During my less apocalyptic moments, I've become somewhat gleeful thinking about Ph.D.s pouring into Hollywood, writing sly sitcom scripts and weirdly symbolic movies of the week. I like the idea of teachers at Heald Business School who have studied class consciousness in American poetry, lawyers who have analyzed the humor of sexual transgression in literary obscenity trials and technical writers who have explored the way information technologies change the way we use language. These are the people whose higher education is relevant to their lives, despite the fact that their experiences fall outside the purview of university curricula.
<http://www.salon.com/it/career/1998/11/06career2.html> *****
Even now, a local friend of mine Ken is learning computer languages while teaching & working on his dissertation, just as Newitz & the Modern Language Association recommend: "...within the past few years...organizations like the Modern Language Association have suggested that graduate programs in the humanities prepare students for nonacademic jobs" (at <http://www.salon.com/it/career/1998/11/06career2.html>).

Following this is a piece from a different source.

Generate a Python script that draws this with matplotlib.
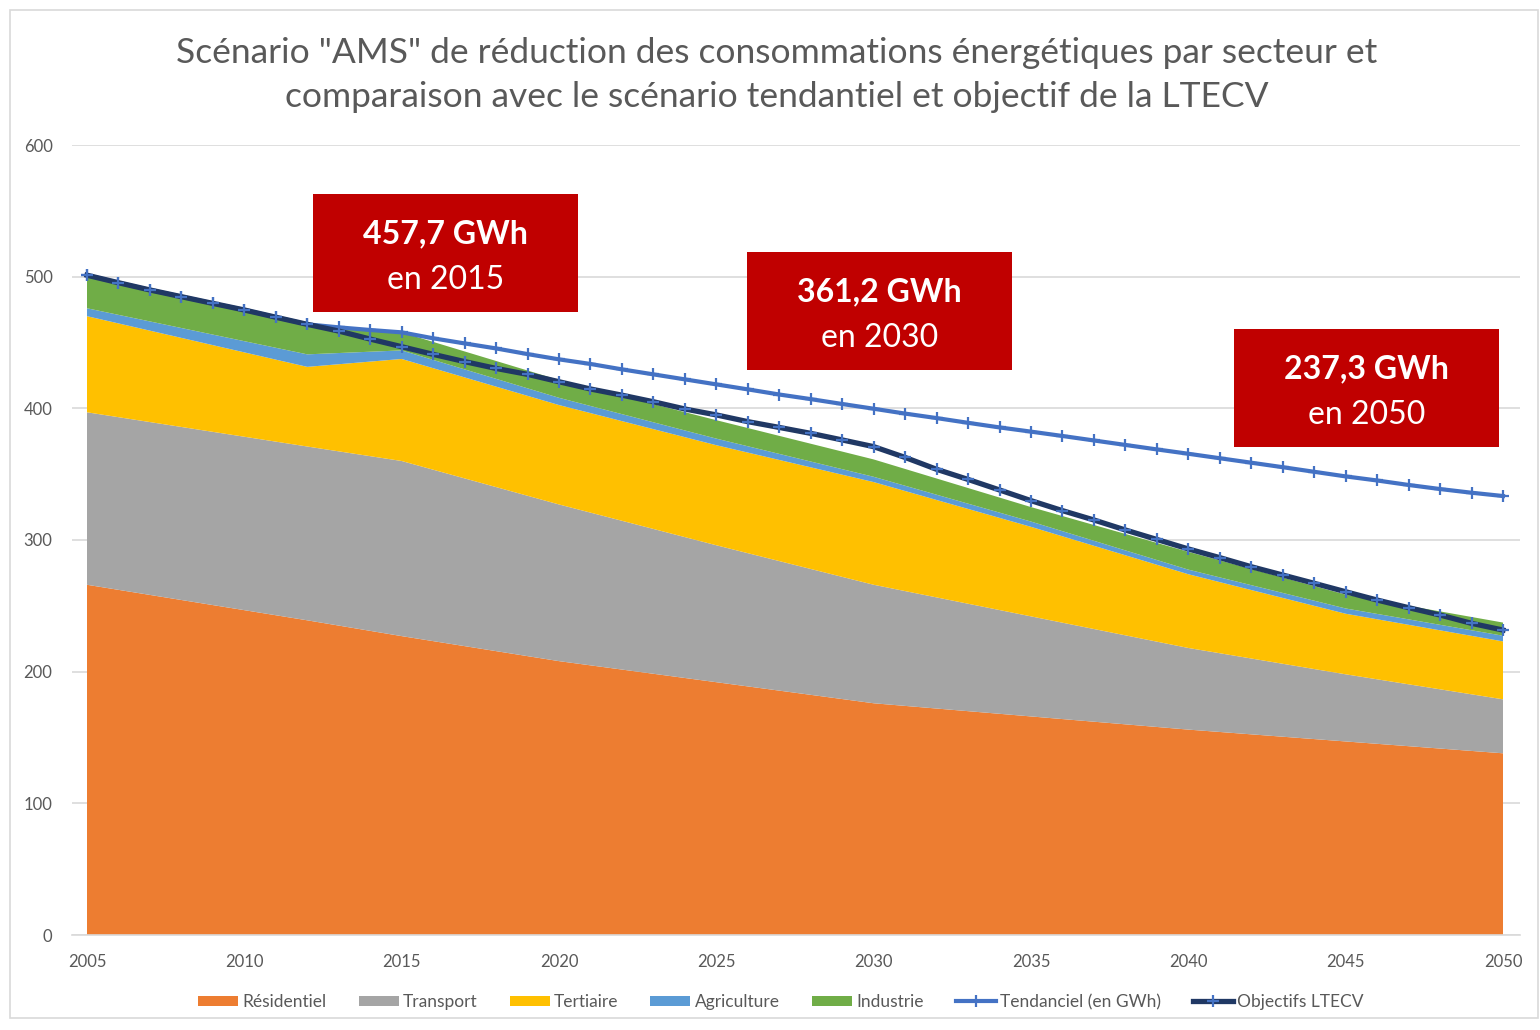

However, why bother to get _a Ph.D._ in English, etc. in order to become a lawyer, a technical writer, a sitcom script writer, a teacher at a Healed Business School, etc.? Louis Menand writes: "The median elapsed time between the B.A. and the Ph.D. is now 10.5 years, of which 7.1 are spent as a registered student trying to get the bulb in the socket. The median age of those graduating this year with a Ph.D. is slightly over 34. This is not a function of the difficulty of the research. Students in the humanities are among those who take the longest -- 11.9 years between degrees, 8.3 of them as registered students" ("How to Make a Ph.D. Matter" _New York Times_ 22 September 1996). Why should one pursue a Ph.D. for eight years or more in order to become a technical writer, etc.? Why not just get a B.A. or at most an M.A.?
I _was_ an editor for a small publishing house that specialized in trade newsletters, government publications, etc. in Tokyo; I did translation also (e.g., I translated a book titled _Hackers_ by Steven Levy into Japanese for what I, in my dumb un-businesslike way, thought of as "good money" then -- I didn't even make sure to get a translator royalty, but I was only 20 & very naive at that time). There is no need to enter into -- much less complete -- a Ph.D. program to do either of the above -- just the sort of jobs now touted as "alternative careers" by Newitz, the MLA, etc.; I was already doing that when I was an _undergrad_!